Masalah kedua ialah terkait pasal 6, yaitu suap. Jurnalis seharusnya tidak menerima bayaran untuk membuat suatu artikel atau berita. Jurnalis harus bersifat netral dan berita yang diberikan kepada publik semestinya terlepas dari campur tangan semua pihak. Dilihat dari unggahan web AJI pada tanggal 2 Juli 2018, mereka mendesak kementrian dan lembaga negara untuk menghentikan praktik suap wartawan yang masih sering terjadi.
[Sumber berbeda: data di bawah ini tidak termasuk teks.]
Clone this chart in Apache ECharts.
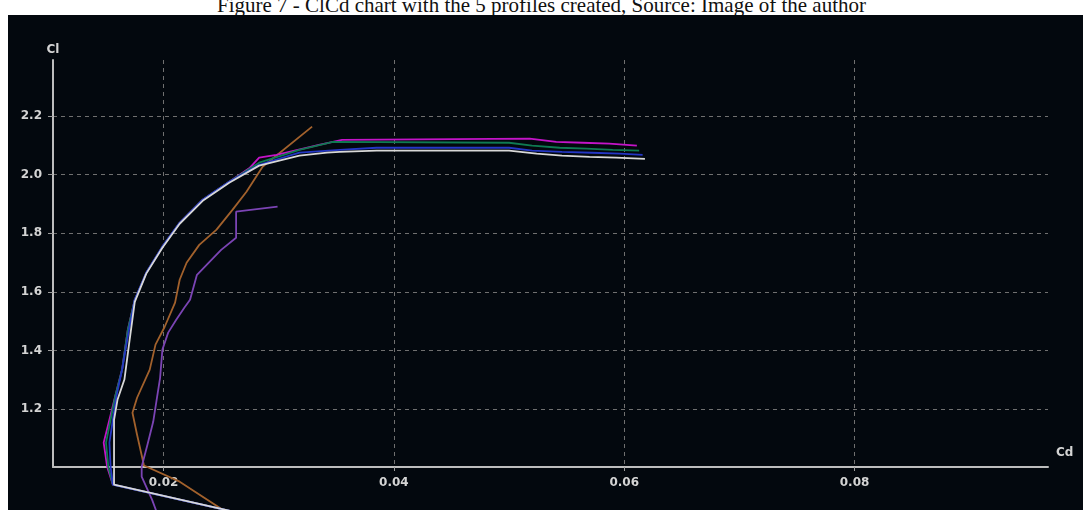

Kondisi minimnya upah, disandingkan dengan kasus suap menjadikan jurnalisme, termasuk jurnalisme online semakin dipertanyakan kredibilitasnya.
Peran jurnalisme yang penuh tanggungjawab untuk memberikan informasi yang terpercaya dan terbuka kepada masyarakat, serta resiko yang dapat diterima jurnalis dalam pekerjaannya. Jurnalisme Online sebagai media baru jurnalis untuk memberikan berita masyarakat tidak bisa dikatakan sebagai jalan keluar. Portal berita memang memberikan ruang kepada seluruh jurnalis untuk memberikan informasi, namun idealisme jurnalisme, seperti independen dan informasi netral dan terbuka tetap saja dibatasi oleh ideologi media atau kepentingan media yang menaunginya guna menghidupi dan membayar jurnalis yang telah bekerja kepada media itu. Kasus upah yang sering tidak dibayarkan atau telat dibayarkan masih kerap terjadi dan menjadi dilema bagi para jurnalis untuk bertahan dalam dunia jurnalisme. Antara ideologi atau upah untuk hidup.